This could be problematic. The clearances for a crank with standard diameter journals as delivered by Ford are as follows;
Connecting Rods; ............................. Low side clearance — 0.0011" (Ford Spec) ............................. High side clearance — 0.0023" (Ford Spec) ..............................Your Clearance — 0.0024"
Mains; ............................. Low side clearance — 0.0005" (Ford Spec) ............................. High side clearance — 0.0025" (Ford Spec) ..............................Your Clearance — 0.0039"
In general, mains on Aluminum blocks favor the low side of a spec when cold because the alloy blocks grow more than iron blocks when they come up to operating temperature. Cast iron has a lower coefficient of thermal expansion (CTE), grows less when heated, and therefore does not need to be as close a fit as an Aluminum block.
While at the upper end of the oil clearance spec, your connecting rods should not be a problem with a 0.0024" oil clearance. The 0.0039" oil clearance on your mains, however, is a problem. Is it enough to drop your oil pressure to 5 psi warm at idle? I can't say with any certainty but I don't think so. That said, it should still be corrected because it is enough to create unnecessary wear on the crank bearings. Your crank oil clearance is 0.0015" above Ford's high spec for the engine. If the block is aluminum, the clearance will be even greater when it comes up to temperature. I would consider this a show stopper.
The pregnant question is why your engine builder did not correct this. There are two common ways to get this much clearance. The first involves someone polishing down the crank journals to get the additional clearance. That is a lot of work. If this happened and you just reassemble the block with a fresh set of Mahle or King bearings your result will be the same. The other possibility is an align honing job that went bad and left the bores too big, releasing crush on the bearing and allowing the increase in oil clearance.

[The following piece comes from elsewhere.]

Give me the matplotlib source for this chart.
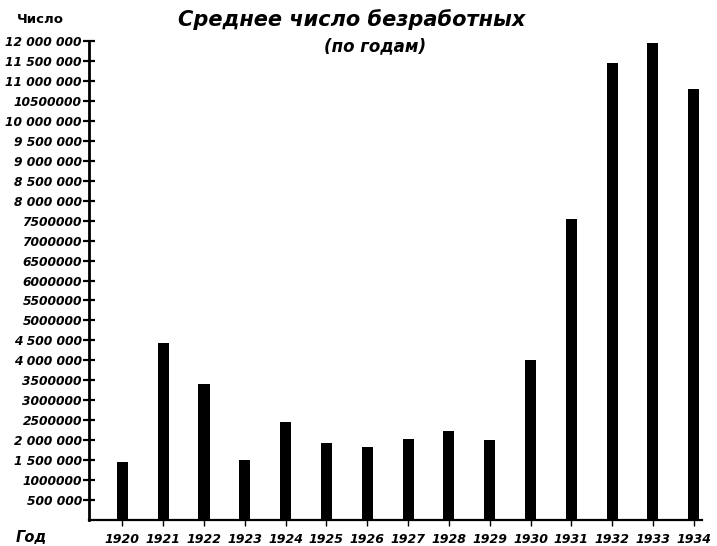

If the additional clearance is a result of a bad align honing operation the mains have a much-increased possibility of spinning in the block (because of reduced bearing crush). This will damage both the block and the crank. If your main clearance really is 0.0039" this is something that needs to be corrected. If the problem was an align honing job gone bad, the block needs to be fixed.
Of course, it is also possible that someone erred in their math calculations or oil clearance measurement or ??. If that is the case, your oil clearance may still be within the Ford spec. However, if the crank was polished down unless you can find an undersized main set, you are in the market for a new crank or a repair of your existing crank. I would go the new crank route.

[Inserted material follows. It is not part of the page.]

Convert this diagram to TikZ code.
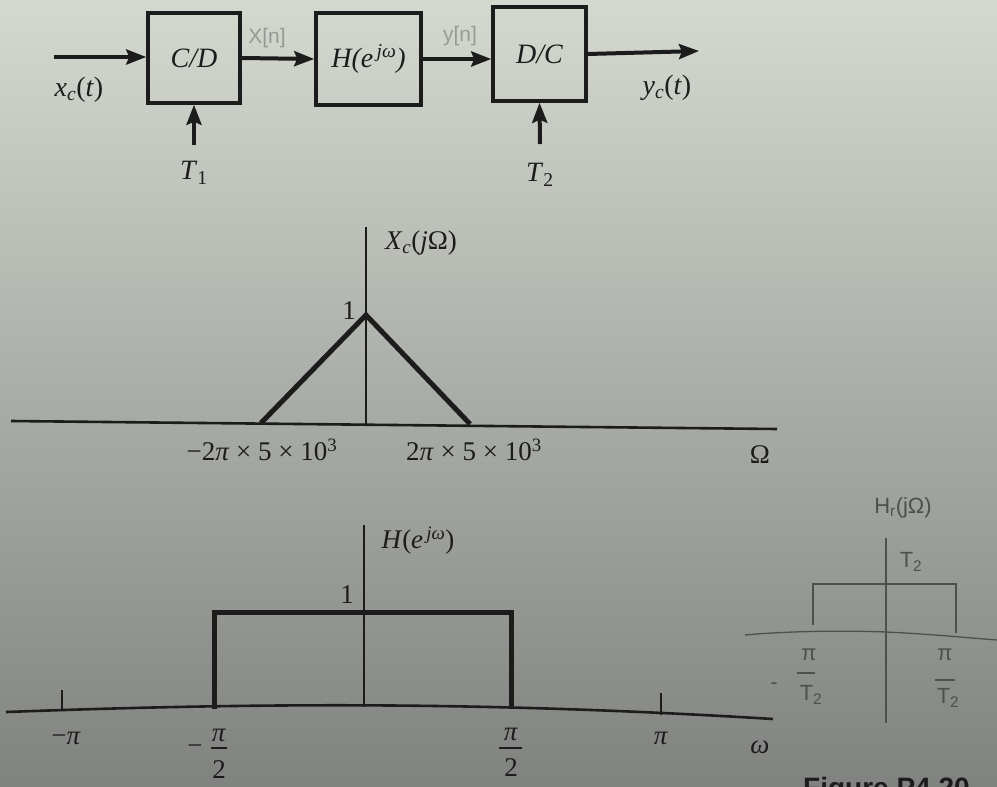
\documentclass[tikz,border=0pt]{standalone}
\usepackage{fontspec}
\setmainfont{Liberation Serif}
\newfontfamily\handfont{Liberation Sans}
\usetikzlibrary{arrows.meta}
\definecolor{bgtop}{RGB}{212,217,208}
\definecolor{bgbot}{RGB}{128,130,127}
\definecolor{ink}{RGB}{28,28,28}
\definecolor{pencil}{RGB}{150,154,150}
\definecolor{pencildark}{RGB}{78,80,78}
\newcommand{\bigfs}{\fontsize{28}{30}\selectfont}
\newcommand{\tickfs}{\fontsize{27}{29}\selectfont}
\tikzset{
  blk/.style={draw=ink, line width=3.5pt, inner sep=0pt, font=\bigfs\itshape, text=ink},
  arr/.style={draw=ink, line width=4pt, -{Stealth[length=20pt,width=15pt,inset=3pt]}},
  lbl/.style={font=\bigfs, text=ink, inner sep=0pt},
  tlbl/.style={font=\tickfs, text=ink, inner sep=0pt},
  axisln/.style={draw=ink, line width=2.6pt},
  vaxis/.style={draw=ink, line width=1.6pt},
  curve/.style={draw=ink, line width=5pt, line join=miter},
  fracbar/.style={draw=ink, line width=1.8pt},
  hand/.style={font=\handfont\fontsize{21}{23}\selectfont, text=pencil, inner sep=0pt},
  handln/.style={draw=pencildark, line width=1.3pt},
  handtx/.style={font=\handfont\fontsize{22}{24}\selectfont, text=pencildark, inner sep=0pt}
}
\begin{document}
\begin{tikzpicture}[x=1pt,y=-1pt]
\useasboundingbox (0,0) rectangle (997,787);
\clip (0,0) rectangle (997,787);
\shade[top color=bgtop, bottom color=bgbot] (0,0) rectangle (997,787);

% ---------- block diagram ----------
\node[blk, minimum width=92pt, minimum height=90pt] (cd) at (194,58) {C/D};
\node[blk, minimum width=105pt, minimum height=92pt] (hb) at (368.5,59) {H(e\textsuperscript{\,jω})};
\node[blk, minimum width=93pt, minimum height=94pt] (dc) at (539.5,54) {D/C};
\coordinate (xin) at (54,57);
\coordinate (yout) at (699,51);
\coordinate (t1in) at (194,145);
\coordinate (t2in) at (540,144);
\draw[arr] (xin) -- (xin -| cd.west);
\draw[arr] (cd.east) -- (hb.west);
\draw[arr] (hb.east) -- (hb.east -| dc.west);
\draw[arr] (dc.east) -- (yout);
\draw[arr] (t1in) -- (cd.south);
\draw[arr] (t2in) -- (dc.south);
\node[lbl] (xc) at (79,90) {\textit{x}\textsubscript{\textit{c}}(\textit{t})};
\node[lbl] (yc) at (667,88) {\textit{y}\textsubscript{\textit{c}}(\textit{t})};
\node[lbl] (t1) at (194,173) {\textit{T}\textsubscript{1}};
\node[lbl] (t2) at (540,175) {\textit{T}\textsubscript{2}};
\node[hand] (xn) at (267,38) {X[n]};
\node[hand] (yn) at (460,36) {y[n]};

% ---------- X_c(j Omega) ----------
\coordinate (oA) at (11,421);
\coordinate (oB) at (777,429);
\coordinate (vtop) at (366,227);
\coordinate (vbot) at (366,424);
\coordinate (tl) at (261,423);
\coordinate (tp) at (366,315);
\coordinate (tr) at (470,424);
\draw[axisln] (oA) -- (oB);
\draw[vaxis] (vtop) -- (vbot);
\draw[curve] (tl) -- (tp) -- (tr);
\node[tlbl] (xcl) at (421,243) {\textit{X}\textsubscript{\textit{c}}(\textit{j}Ω)};
\node[tlbl] (one1) at (349,311) {1};
\node[tlbl] (lneg) at (262,450) {−2\textit{π} × 5 × 10\textsuperscript{3}};
\node[tlbl] (lpos) at (474,450) {2\textit{π} × 5 × 10\textsuperscript{3}};
\node[tlbl] (om) at (760,455) {Ω};

% ---------- H(e^{j omega}) ----------
\coordinate (hA) at (6,712);
\coordinate (hB) at (773,719);
\coordinate (hvt) at (364,525);
\coordinate (hvb) at (364,707);
\draw[axisln] (hA) .. controls (250,703) and (480,701) .. (hB);
\draw[vaxis] (hvt) -- (hvb);
\draw[curve] (214,709) -- (214,612) -- (511,612) -- (511,708);
\draw[vaxis] (62,690) -- (62,711);
\draw[vaxis] (661,693) -- (661,715);
\node[tlbl] (hl) at (418,541) {\textit{H}(\textit{e}\textsuperscript{\,\textit{jω}})};
\node[tlbl] (one2) at (347,595) {1};
\node[tlbl] (mpi) at (66,738) {−\textit{π}};
\node[tlbl] (ppi) at (661,738) {\textit{π}};
\node[tlbl] (w) at (760,747) {\textit{ω}};
% -pi/2
\node[tlbl] (mpim) at (195,750) {−};
\node[tlbl] (mpin) at (219,735) {\textit{π}};
\node[tlbl] (mpid) at (219,770) {2};
\draw[fracbar] (211,748) -- (227,748);
% pi/2
\node[tlbl] (ppin) at (511,734) {\textit{π}};
\node[tlbl] (ppid) at (511,768) {2};
\draw[fracbar] (499,748) -- (522,748);

% ---------- handwritten sketch ----------
\draw[handln] (886,538) -- (886,723);
\draw[handln] (813,625) -- (813,584) -- (956,584) -- (956,633);
\draw[handln] (745,635) .. controls (800,630) and (860,631) .. (886,632) .. controls (930,634) and (970,638) .. (997,640);
\node[handtx] (hr) at (903,508) {H\textsubscript{r}(jΩ)};
\node[handtx] (ht2) at (911,562) {T\textsubscript{2}};
\node[handtx] (hmn) at (809,655) {π};
\node[handtx] (hmd) at (811,695) {T\textsubscript{2}};
\draw[handln] (797,673) -- (815,673);
\node[handtx] (hmm) at (774,686) {-};
\node[handtx] (hpn) at (945,655) {π};
\node[handtx] (hpd) at (948,698) {T\textsubscript{2}};
\draw[handln] (935,680) -- (955,680);

% ---------- figure caption (cut off at page edge) ----------
\node[anchor=base west, inner sep=0pt, font=\handfont\bfseries\fontsize{28}{30}\selectfont, text=ink] (cap) at (803,797) {Figure P4.20};
\end{tikzpicture}
\end{document}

The 800 lb gorilla in the room is the how did this happen question. You need to determine the answer to how the clearance got to that over spec number — it was not done at Ford.
While I am not saying it is not the reason for your low oil pressure, I am still suspicious. The oil pump you are using is essentially the high volume (comparatively) 3V pump that expects to see VCT hardware on the nose of the cams, powered by engine oil pressure and operated by the onboard ECU. The VCT hardware is notorious for using a lot of oil. IMO it is more oil than would escape from a 0.0015" oversize oil clearance applied to the mains — but, I could be wrong. The only way you will know with certainty is to replace the mains with a set that provides OEM spec clearances.
When you do the rebuild be sure to, in the immortal words of Captain Renault in the movie Casablanca, 'round up all the usual suspects' and check everywhere for potential oil leaks.
My bet on the excessive main clearance (if it is) would be an align honing job that was done incorrectly reducing the crush on the main bearings aggravated by an aggressive polishing of the crank journals — assuming the real oil clearance actually is 0.0039".
When the engine comes out for service you should use Plastigauge to measure the actual oil clearance on the mains before doing anything. Same thing for the rods. Whenever you are repeatedly measuring something like journal diameters, main bores, or connecting rod big end bores you can skew the readings by the amount of body heat the micrometer absorbs from your hands. Plastiguage eliminates this potential miscue and provides a very accurate oil clearance measurement. It will give you confidence in your investigative results and the corrective actions you should take going forward.